SRBeef
Well-known member
I've had several pm's asking for information on how/why etc I graze standing corn. I can't get into a long discussion now. But in the interest of not repeating the same answers to several people I will show some pics of how I opened more corn to my calves today.
It is extremely cold right now in Wisconsin and many places as most of your know. I put out bedding in wind-sheltered spots for my cattle. The calves have also finished most of the grain in the grazing corn open to them.
One key to grazing high yielding standing corn by calves is to realize they will trample whatever area is open to them until they eat every corn ear and only eat husks, leaves, upper stalks after the ears and grain are gone. To avoid them overdosing on grain you must limit the area open to them at any given time.
My grazing corn is in a long 120 ft wide strip with access in the middle and water, hay, mineral-lyx barrel and salt block behind them. This continuous corn strip has permanent hot wires running along each side. I start the calves slowly with only a small area open to them and gradually increase it to about a weeks worth at a time. Since I am trying to "finish" these calves to 1050-1100 lb at 13 months in late April, I don't force them to eat much of the stalks and generally get about 250 steer-days/acre before moving the lead wire.
Here are some pictures before, during and after I advanced the lead wire today to give them more corn for energy to keep warm in the down to -20F temps. It took about 45 minutes all told to put up a new cross wire and take down the old. The rebar posts go into the frozen soil with a big enough hammer but will have to wait for a thaw before I can pull the previous ones out.
after around 225 steer days of grazing around 175 bu/a corn:
Driving across the 120 ft wide strip with the Ranger to create a path for a new lead wire. Hint: don't back up if you do this. CV boot replacement is expensive.

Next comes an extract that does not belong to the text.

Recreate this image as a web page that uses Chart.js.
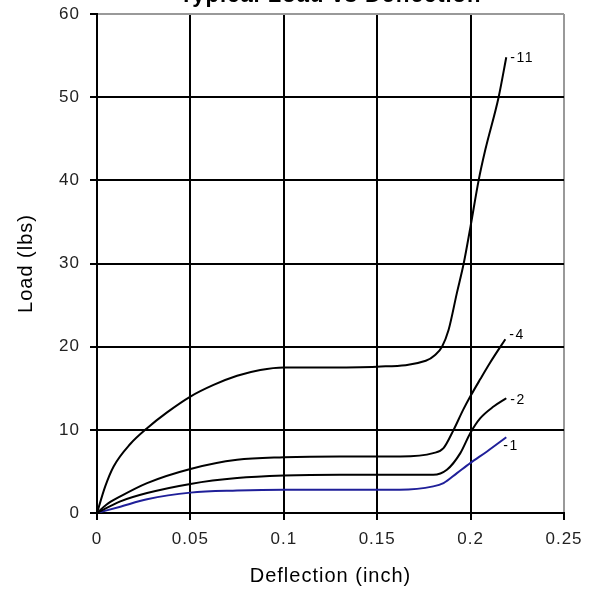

Using a non-conductive gate handle to hold the new wire as I run it out:
This time of year with frozen ground I use rebar posts which will go thru frozen ground with a big hammer:
I hook the reel end to a tee posts, then go back and remove the non conductive handle and the new wire is up and hot:
The I reel up the old wire. Calves are at first hesitant to cross where the wire was but I peel back some husks to show them the corn and soon a few leaders get the idea:
Hmmm.... I like the fact they eat many of the ears whole getting roughage from the cob. Sometimes they eat ears, especially on the ground, like we eat sweet corn:
Then the rest follow down between the corn rows:
Seems like a few calves always go down the row as far as they can to find the far wire in the Ranger track:
I hope the pictures help explain the wire move process.
Jim
It is extremely cold right now in Wisconsin and many places as most of your know. I put out bedding in wind-sheltered spots for my cattle. The calves have also finished most of the grain in the grazing corn open to them.
One key to grazing high yielding standing corn by calves is to realize they will trample whatever area is open to them until they eat every corn ear and only eat husks, leaves, upper stalks after the ears and grain are gone. To avoid them overdosing on grain you must limit the area open to them at any given time.
My grazing corn is in a long 120 ft wide strip with access in the middle and water, hay, mineral-lyx barrel and salt block behind them. This continuous corn strip has permanent hot wires running along each side. I start the calves slowly with only a small area open to them and gradually increase it to about a weeks worth at a time. Since I am trying to "finish" these calves to 1050-1100 lb at 13 months in late April, I don't force them to eat much of the stalks and generally get about 250 steer-days/acre before moving the lead wire.
Here are some pictures before, during and after I advanced the lead wire today to give them more corn for energy to keep warm in the down to -20F temps. It took about 45 minutes all told to put up a new cross wire and take down the old. The rebar posts go into the frozen soil with a big enough hammer but will have to wait for a thaw before I can pull the previous ones out.
after around 225 steer days of grazing around 175 bu/a corn:
Driving across the 120 ft wide strip with the Ranger to create a path for a new lead wire. Hint: don't back up if you do this. CV boot replacement is expensive.
Using a non-conductive gate handle to hold the new wire as I run it out:
This time of year with frozen ground I use rebar posts which will go thru frozen ground with a big hammer:
I hook the reel end to a tee posts, then go back and remove the non conductive handle and the new wire is up and hot:
The I reel up the old wire. Calves are at first hesitant to cross where the wire was but I peel back some husks to show them the corn and soon a few leaders get the idea:
Hmmm.... I like the fact they eat many of the ears whole getting roughage from the cob. Sometimes they eat ears, especially on the ground, like we eat sweet corn:
Then the rest follow down between the corn rows:
Seems like a few calves always go down the row as far as they can to find the far wire in the Ranger track:
I hope the pictures help explain the wire move process.